E-books are creeping into our world in other ways. Libraries, a potentially huge market, have started to purchase e-books that patrons can download at home. Digital books are a librarian's dream come true, because they don't take up shelf space, don't wear out and are automatically returned to the library on the due date. The New York Public Library introduced its first e-book collection on Nov. 1 with 3,000 titles. ... The White Plains Public Library, which started lending e-books in mid-August, reports more than more than 200 checkouts a month. ...

Some authors fear e-book sales will cut into the sales of print copies. Others are worried that it will be easier to make pirate copies and distribute them, the way the free Internet music site Napster did before it was declared illegal by a federal court and shut down. Retailers counter that most pirating is actually done from print books, which are easy to scan quickly into a computer.

Already a culture war reminiscent of the one surrounding Napster is shaping up in the world of digital books. My college-age son is in the contingent that reads e-books almost exclusively from free Web sites because of the greater flexibility offered by their unencrypted books. Such sites usually offer plain-text format, which allows him to print as many pages as he needs, or to copy a long quotation from a book electronically and paste it into his term paper. Free sites, at least the legitimate ones, are limited to books for which the copyright has expired. Yet they are popular, especially among students assigned classic works. The University of Virginia library, which makes 1,800 titles available free from its Web site, has sent more than 8.5 million downloadable books to readers since it started the service in August 2000.

Some believe that all e-books should be free of software protection limits. Cory Doctorow, an advocate for less restrictive digital rights at the Electronic Frontier Foundation, made his first novel available free online. He argues that digital content's unique forms of adaptability -- to e-mail, computerized cut-and-paste and software translation engines -- are all areas where paper books lag.

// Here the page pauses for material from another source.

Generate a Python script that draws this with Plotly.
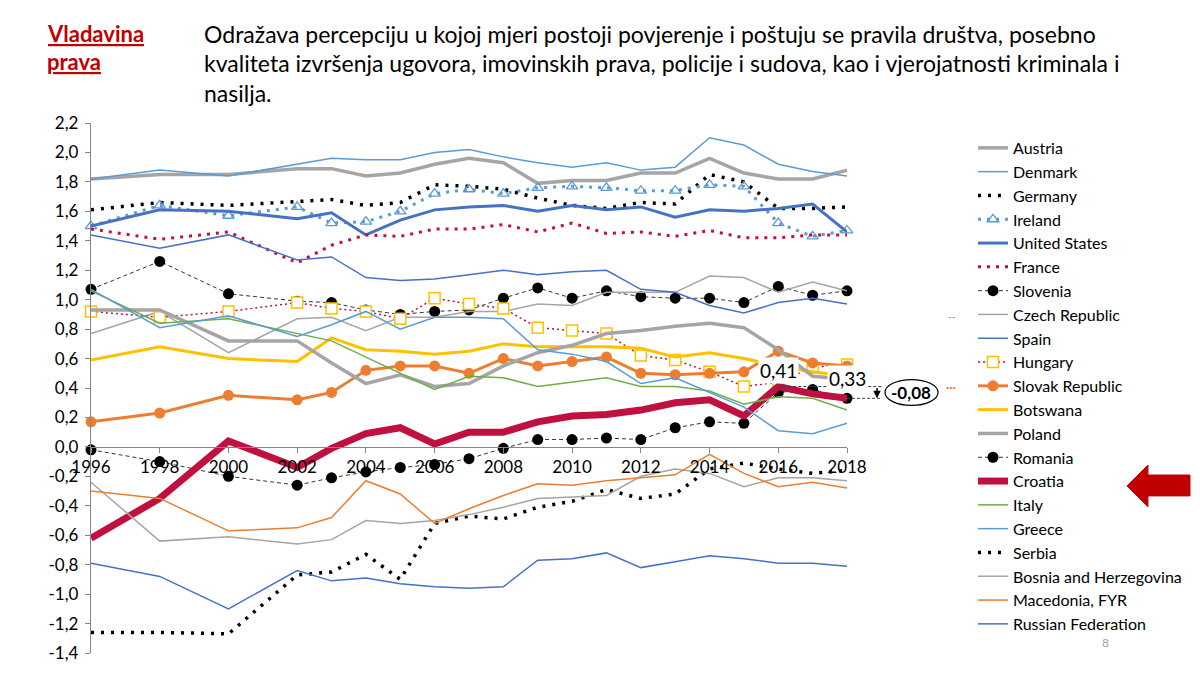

In his view, anyone who puts a software lock on an e-book is crazy. ...

The market's biggest hurdle right now may be that most people have never even seen an e-book -- at least not one with a price tag. Yet more people are reading more words from screens every day, which some would argue is equivalent to reading a digital book. ... Still, the prospect of reading an e-book on a screen can seem tiring after a workday spent in front of a computer. A reading device easier on the eyes might attract more readers. One such prospect is Sony's Librie -- a lighter, thinner reading device than the Gemstar, with resolution close to that of this newspaper and a glare-free surface that can be read at any angle, even in bright light. It is currently available only in Japan. American consumers may see a product using the new technology in the next 18 to 24 months.